Fifty is not a number most people want sprung on them in a dark room. Yet somehow, the surprise party remains the default move for a milestone birthday — organised with love, landed with mixed results. If you're planning a 50th birthday celebration for someone you care about, there's a better starting point than secrecy.
Why Surprise Parties for 50th Birthdays Often Fall Flat
The logic behind a surprise party is sound: the guest of honour doesn't have to plan anything, and the shock is meant to signal how much people care. But at 50, most people have a fairly clear sense of how they like to spend their time, who they want around them, and — crucially — how they want to look when they walk into a room full of people.
A surprise party removes all of that control. The honouree hasn't chosen the venue, the guest list, or even their outfit. They haven't had a moment to mentally prepare for seeing their university flatmate standing next to their current boss. For some people, that's thrilling. For most, it's quietly stressful.
There's also the practical reality: at 50, people have complicated lives. Dietary needs, mobility considerations, estranged relationships, and grief are all more likely to be in the picture than they were at 30. A party the honouree knows about is a party you can actually plan well.
Five Formats That Put the Guest of Honour at Ease
Once you've decided to involve the birthday person in the planning — even loosely — the format opens up considerably. Here are five approaches worth considering.
- **A long lunch, not a late night.** A three-hour Sunday lunch at a restaurant the honouree loves (try somewhere like The Ivy in London or a local favourite with a private dining room) lets conversation happen naturally without anyone watching the clock at midnight.
- **A weekend away with a small group.** Eight to twelve close friends or family members, a rented house, and a loose itinerary. The birthday becomes a backdrop, not a performance.
- **A progressive dinner.** Different courses at different homes or venues, moving through the evening. Works especially well when the guest list spans different social circles.
- **A curated experience.** Cooking class, wine tasting, a day at a spa, a private gallery tour — something the honouree has always wanted to do but never booked.
- **A celebration spread across the year.** Instead of one big event, a series of smaller gatherings — a dinner here, a trip there — that mark the whole year of being 50.
None of these require a DJ, a photo booth, or a banner with a large number on it, unless the person genuinely wants those things.
Bringing Together Friends From Different Chapters of Life
One of the real challenges of a milestone birthday 50 celebration is the guest list. By this point, most people have friends from school, university, early career, later career, their neighbourhood, their children's school, their partner's network. These groups don't necessarily overlap, and they don't automatically get along.
The most useful thing you can do is give people context. A brief note in the invitation — something like "Sarah and Marcus met at art school in Edinburgh in 1993" — helps guests place themselves in the honouree's story and gives them something to talk about. It also signals that this is a thoughtful event, not a generic gathering.

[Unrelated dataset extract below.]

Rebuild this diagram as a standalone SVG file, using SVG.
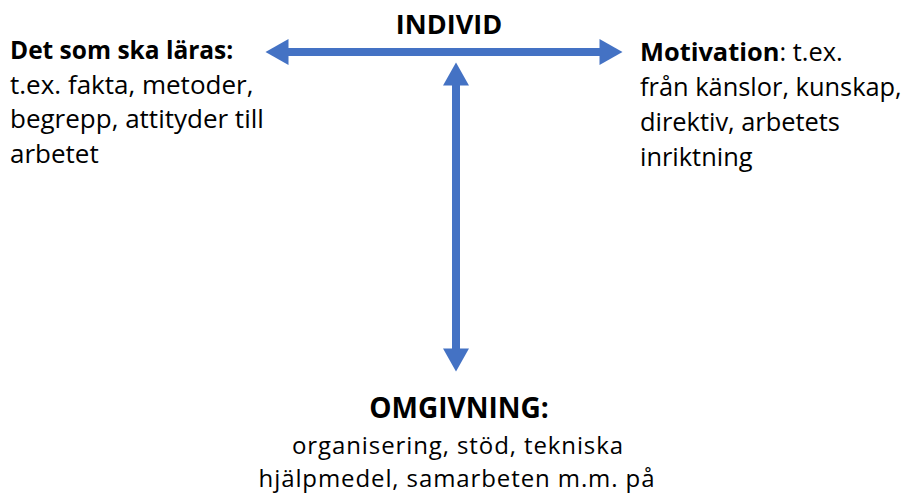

Seating matters more than hosts usually admit. If you're doing a sit-down meal, mix the groups deliberately rather than letting people cluster with whoever they already know. Put the school friend next to the work colleague and give them a shared question to start with.
Toasts, Tributes, and What to Skip
A few well-chosen words from the right people can make a celebration feel genuinely meaningful. An open microphone passed around the room rarely does. If you want toasts, ask two or three specific people in advance — someone who has known the honouree for decades, someone who knows them now, and possibly the honouree themselves if they're comfortable speaking.
Keep it short. Two minutes per person is enough. The best tributes are specific: a single story, a quality named precisely, a moment that captures who this person actually is. "She's always been there for me" is kind but forgettable. "She drove four hours in a snowstorm to help me move out of a bad situation in 2009" is not.
Skip the slideshow unless someone has genuinely curated it. A 47-slide presentation of chronological photos set to a generic playlist is a test of endurance, not a tribute.
Sending Invitations That Match the Occasion
A fiftieth invitation sets the tone before anyone arrives. It tells guests whether this is a formal dinner, a casual gathering, or something in between — and it signals how much care has gone into the event. A generic evite or a group text doesn't do that work.
If the celebration involves guests from different countries or time zones, a digital invitation that handles RSVPs, dietary preferences, and event details in one place saves a significant amount of back-and-forth. Venito lets you build invitations that reflect the actual personality of the event — the design, the wording, the details — rather than defaulting to a template that could belong to anyone.
Gifts That Don't End Up in a Drawer
At 50, most people have the things they need. The gifts that land are either deeply personal or genuinely experiential. A commissioned piece of art, a first edition of a book they love, a contribution to a trip they've been putting off — these work because they require someone to have actually paid attention.
If you're coordinating a group gift, be specific in what you ask people to contribute toward. "We're putting together £500 toward a cooking course in Bologna she's had on her list for years" gets a better response than "contributions welcome."
The gift that almost always works, and costs nothing to give: a handwritten letter. Not a card with two lines in it — a real letter, on paper, that says something true about what this person means to you. At 50, that tends to be the thing people keep.